[Source code of charts]
====

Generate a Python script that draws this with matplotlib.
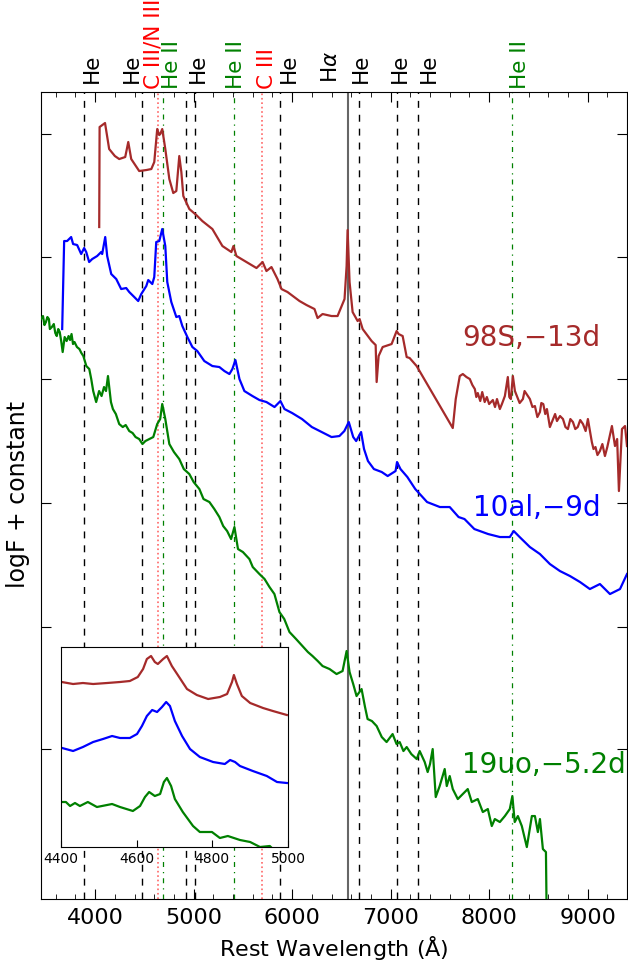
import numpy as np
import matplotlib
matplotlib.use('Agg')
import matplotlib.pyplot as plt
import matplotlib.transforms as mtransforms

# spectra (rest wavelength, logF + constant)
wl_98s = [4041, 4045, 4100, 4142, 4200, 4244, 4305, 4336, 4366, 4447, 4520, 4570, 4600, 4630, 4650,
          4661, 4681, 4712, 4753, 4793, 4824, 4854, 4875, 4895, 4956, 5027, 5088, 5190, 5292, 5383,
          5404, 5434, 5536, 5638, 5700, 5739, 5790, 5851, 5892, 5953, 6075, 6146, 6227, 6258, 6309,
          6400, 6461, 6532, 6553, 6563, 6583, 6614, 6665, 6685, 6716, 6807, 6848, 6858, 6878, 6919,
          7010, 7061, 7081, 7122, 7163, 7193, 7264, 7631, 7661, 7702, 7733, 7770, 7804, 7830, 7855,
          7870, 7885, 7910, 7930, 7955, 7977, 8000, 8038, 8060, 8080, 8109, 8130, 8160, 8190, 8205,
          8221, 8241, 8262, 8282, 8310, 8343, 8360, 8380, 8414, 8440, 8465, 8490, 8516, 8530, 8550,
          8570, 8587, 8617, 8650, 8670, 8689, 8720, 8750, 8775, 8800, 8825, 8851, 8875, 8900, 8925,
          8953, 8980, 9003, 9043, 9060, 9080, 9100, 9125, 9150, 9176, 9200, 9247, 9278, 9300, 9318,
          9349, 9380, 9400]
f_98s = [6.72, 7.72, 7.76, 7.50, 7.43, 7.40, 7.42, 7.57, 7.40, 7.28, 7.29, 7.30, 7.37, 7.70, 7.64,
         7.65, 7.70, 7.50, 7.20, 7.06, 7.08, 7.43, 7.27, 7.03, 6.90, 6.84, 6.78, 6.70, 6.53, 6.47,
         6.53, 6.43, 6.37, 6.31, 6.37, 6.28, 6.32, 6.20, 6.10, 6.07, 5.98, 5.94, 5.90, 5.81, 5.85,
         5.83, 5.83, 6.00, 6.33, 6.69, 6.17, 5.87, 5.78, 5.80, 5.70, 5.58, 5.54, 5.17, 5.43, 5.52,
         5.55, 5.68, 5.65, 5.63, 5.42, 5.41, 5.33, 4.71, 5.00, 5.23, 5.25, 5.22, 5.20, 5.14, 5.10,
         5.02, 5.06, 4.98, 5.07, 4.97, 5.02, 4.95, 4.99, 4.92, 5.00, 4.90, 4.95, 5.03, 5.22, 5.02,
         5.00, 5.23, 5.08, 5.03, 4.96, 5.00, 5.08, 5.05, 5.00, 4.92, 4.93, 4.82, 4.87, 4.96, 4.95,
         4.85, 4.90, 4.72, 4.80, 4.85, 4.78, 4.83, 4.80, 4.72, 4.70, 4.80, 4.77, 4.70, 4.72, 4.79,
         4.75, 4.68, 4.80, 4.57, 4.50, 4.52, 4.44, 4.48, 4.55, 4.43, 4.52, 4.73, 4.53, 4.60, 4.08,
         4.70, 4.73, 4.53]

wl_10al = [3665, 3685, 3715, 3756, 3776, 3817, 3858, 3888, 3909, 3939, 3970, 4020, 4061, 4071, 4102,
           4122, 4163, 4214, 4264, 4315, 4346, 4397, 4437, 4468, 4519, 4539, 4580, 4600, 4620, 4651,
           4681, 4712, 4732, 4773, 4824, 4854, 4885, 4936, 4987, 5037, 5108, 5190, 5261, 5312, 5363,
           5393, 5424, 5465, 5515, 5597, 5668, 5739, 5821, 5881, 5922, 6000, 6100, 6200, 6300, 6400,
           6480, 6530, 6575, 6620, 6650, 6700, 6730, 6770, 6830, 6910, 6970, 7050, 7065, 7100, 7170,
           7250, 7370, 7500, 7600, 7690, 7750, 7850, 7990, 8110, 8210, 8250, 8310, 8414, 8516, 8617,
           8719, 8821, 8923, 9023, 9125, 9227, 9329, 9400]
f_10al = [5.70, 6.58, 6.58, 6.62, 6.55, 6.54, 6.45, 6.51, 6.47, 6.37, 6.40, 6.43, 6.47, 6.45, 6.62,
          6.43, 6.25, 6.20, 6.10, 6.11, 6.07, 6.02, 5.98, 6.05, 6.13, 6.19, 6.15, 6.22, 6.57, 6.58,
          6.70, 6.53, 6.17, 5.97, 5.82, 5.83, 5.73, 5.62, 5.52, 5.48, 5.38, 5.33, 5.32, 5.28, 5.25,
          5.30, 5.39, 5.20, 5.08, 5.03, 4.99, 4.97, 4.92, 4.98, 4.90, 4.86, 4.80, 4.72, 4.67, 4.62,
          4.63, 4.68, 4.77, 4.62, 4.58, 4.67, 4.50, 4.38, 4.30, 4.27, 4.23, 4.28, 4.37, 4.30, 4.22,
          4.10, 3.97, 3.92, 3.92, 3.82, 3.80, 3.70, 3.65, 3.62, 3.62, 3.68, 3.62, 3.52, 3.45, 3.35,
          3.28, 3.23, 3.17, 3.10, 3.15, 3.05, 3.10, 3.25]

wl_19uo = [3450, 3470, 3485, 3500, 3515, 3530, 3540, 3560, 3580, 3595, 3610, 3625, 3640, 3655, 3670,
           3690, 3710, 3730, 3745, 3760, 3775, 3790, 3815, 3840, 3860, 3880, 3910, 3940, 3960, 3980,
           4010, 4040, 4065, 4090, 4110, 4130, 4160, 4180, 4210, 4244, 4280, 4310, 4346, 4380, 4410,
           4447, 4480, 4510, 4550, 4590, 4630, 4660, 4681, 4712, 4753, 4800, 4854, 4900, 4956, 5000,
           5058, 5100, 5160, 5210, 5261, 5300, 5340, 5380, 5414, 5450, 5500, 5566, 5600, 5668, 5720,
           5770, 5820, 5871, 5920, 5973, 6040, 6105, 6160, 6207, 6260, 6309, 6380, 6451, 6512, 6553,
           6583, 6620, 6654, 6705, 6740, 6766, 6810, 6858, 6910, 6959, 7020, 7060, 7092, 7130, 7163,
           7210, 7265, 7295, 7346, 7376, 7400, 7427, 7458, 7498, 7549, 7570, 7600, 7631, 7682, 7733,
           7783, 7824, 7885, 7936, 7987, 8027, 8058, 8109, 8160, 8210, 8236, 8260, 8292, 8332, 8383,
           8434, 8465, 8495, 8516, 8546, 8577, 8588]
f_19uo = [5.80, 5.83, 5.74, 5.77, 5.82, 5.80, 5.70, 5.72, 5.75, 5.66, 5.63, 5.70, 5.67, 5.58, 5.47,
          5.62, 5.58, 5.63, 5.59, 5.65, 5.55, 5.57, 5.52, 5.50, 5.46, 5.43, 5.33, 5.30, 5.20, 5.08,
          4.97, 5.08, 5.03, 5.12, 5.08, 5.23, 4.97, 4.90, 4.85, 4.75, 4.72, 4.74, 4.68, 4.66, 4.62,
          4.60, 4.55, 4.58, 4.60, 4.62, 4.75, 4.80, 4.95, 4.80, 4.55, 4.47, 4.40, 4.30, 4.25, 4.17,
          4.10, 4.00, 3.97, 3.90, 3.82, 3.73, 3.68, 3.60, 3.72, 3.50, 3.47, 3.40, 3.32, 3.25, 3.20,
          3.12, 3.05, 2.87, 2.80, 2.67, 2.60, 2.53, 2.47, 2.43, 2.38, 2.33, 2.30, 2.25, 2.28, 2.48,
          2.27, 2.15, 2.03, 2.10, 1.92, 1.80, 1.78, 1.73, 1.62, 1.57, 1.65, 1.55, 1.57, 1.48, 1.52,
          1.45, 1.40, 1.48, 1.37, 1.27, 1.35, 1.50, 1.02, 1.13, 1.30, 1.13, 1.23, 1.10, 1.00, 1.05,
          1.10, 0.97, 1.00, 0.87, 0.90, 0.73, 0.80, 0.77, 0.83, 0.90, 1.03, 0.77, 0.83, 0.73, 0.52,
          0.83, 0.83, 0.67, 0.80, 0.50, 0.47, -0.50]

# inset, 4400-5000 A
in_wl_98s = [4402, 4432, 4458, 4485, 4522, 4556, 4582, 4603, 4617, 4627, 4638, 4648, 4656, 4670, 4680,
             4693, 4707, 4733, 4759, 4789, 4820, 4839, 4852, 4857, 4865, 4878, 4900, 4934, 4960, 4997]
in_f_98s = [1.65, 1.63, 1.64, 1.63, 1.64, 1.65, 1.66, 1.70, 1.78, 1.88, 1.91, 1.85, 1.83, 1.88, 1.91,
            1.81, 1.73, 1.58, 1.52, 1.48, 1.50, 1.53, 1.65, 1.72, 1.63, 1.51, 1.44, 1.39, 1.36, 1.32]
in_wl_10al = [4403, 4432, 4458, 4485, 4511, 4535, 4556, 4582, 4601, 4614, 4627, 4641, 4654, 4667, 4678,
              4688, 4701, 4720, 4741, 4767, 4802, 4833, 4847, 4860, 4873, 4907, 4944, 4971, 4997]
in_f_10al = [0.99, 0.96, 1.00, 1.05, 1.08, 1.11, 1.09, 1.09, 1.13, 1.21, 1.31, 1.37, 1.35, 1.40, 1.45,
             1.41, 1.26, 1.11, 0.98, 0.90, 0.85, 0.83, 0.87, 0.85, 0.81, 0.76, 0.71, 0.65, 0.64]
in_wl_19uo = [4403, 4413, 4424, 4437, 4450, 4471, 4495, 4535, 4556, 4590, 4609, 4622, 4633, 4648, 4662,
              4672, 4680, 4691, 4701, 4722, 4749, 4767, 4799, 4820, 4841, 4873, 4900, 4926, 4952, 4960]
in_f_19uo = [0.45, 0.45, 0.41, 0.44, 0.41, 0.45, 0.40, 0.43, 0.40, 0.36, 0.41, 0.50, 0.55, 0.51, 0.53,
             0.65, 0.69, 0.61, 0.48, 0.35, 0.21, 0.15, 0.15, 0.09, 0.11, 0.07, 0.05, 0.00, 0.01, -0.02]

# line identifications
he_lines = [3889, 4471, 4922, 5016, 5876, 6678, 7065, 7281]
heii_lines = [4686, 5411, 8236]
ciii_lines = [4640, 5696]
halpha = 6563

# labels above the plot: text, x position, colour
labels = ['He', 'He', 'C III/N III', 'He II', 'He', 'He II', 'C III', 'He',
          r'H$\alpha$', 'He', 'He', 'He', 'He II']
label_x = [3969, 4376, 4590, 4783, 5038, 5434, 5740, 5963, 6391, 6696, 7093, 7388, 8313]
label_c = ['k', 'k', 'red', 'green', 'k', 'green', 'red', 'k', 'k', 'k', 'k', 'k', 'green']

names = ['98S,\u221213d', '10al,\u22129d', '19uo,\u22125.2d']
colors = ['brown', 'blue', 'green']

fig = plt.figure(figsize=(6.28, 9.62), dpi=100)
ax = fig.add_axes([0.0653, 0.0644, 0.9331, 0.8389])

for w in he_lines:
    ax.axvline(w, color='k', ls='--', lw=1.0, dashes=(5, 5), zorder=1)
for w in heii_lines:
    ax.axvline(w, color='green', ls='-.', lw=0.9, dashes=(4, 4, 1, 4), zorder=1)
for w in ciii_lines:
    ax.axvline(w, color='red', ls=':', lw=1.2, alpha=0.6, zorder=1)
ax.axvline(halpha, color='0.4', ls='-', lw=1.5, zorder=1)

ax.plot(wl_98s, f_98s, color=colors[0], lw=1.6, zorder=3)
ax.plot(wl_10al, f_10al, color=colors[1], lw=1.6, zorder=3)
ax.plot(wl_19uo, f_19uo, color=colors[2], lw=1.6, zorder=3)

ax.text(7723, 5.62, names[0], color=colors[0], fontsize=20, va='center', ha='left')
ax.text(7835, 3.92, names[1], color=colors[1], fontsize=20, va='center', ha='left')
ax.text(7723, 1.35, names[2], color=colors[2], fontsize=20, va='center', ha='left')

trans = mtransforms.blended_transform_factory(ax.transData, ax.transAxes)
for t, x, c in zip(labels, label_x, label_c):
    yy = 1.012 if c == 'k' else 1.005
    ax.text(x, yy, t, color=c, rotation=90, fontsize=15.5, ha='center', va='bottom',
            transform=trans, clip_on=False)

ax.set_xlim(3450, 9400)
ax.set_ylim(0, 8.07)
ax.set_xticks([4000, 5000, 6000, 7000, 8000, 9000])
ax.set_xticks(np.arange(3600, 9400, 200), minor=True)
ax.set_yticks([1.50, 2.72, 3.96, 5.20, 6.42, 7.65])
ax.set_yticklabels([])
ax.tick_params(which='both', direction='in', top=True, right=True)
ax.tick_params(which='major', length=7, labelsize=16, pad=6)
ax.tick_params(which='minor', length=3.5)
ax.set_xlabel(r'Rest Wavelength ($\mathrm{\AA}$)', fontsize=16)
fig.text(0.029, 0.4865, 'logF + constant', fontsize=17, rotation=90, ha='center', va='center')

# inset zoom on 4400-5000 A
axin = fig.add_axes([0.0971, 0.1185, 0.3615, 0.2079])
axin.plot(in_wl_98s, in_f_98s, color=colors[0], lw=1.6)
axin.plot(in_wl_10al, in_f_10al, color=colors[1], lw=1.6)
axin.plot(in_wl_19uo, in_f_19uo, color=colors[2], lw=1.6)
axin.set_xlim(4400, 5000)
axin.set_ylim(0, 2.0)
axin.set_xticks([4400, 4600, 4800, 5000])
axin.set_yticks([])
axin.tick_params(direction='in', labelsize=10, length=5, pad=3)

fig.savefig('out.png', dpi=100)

====

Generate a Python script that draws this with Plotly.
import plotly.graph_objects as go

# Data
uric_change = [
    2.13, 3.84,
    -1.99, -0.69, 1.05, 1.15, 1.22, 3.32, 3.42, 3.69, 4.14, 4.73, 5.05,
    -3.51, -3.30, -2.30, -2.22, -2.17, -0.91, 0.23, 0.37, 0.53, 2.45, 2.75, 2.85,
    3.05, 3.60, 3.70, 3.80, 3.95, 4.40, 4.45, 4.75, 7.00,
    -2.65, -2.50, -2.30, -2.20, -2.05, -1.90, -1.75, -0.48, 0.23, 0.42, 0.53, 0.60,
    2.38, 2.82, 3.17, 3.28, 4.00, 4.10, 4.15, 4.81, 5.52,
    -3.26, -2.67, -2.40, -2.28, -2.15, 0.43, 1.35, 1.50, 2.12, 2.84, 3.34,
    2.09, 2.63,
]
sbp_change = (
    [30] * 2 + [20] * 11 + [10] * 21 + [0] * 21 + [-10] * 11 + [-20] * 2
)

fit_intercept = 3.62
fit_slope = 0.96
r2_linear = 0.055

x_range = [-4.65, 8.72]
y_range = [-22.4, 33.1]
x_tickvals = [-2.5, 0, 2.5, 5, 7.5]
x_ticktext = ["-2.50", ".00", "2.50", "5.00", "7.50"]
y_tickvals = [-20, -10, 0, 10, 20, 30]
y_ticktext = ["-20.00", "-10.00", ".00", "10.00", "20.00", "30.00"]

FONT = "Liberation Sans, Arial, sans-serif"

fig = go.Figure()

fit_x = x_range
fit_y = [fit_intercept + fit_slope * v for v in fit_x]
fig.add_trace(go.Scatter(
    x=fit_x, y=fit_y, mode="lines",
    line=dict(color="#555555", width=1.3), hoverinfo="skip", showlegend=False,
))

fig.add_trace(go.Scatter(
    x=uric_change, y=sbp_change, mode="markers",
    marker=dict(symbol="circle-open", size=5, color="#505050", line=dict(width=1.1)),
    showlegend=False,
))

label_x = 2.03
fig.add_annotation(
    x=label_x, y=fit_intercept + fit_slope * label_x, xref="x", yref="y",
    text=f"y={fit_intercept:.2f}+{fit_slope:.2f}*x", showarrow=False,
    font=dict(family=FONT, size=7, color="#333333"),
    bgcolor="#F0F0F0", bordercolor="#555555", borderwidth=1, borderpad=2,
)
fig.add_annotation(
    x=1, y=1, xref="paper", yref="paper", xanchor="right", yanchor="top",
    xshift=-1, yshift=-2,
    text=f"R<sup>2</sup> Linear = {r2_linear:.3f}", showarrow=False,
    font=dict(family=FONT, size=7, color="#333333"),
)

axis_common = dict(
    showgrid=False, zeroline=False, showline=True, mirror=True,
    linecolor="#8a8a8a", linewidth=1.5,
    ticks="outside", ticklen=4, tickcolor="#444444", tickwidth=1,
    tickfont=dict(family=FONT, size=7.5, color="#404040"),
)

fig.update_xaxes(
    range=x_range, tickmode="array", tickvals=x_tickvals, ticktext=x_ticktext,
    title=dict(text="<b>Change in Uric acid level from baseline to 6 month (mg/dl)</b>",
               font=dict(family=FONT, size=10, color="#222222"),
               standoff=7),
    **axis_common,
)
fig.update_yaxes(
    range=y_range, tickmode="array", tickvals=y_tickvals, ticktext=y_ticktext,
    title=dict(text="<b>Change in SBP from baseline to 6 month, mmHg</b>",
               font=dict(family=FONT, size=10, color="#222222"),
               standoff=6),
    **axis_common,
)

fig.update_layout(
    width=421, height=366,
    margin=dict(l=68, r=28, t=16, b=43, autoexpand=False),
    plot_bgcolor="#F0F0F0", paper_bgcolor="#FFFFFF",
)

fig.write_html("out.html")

====

WHAT IS REQUIRED:
Look above for the line that contains "Generate a Python script that draws this with Plotly.". Starting there, transcribe every line exactly until you have copied the line that contains "import plotly.graph_objects as go".

TASK ANSWER:
Generate a Python script that draws this with Plotly.
import plotly.graph_objects as go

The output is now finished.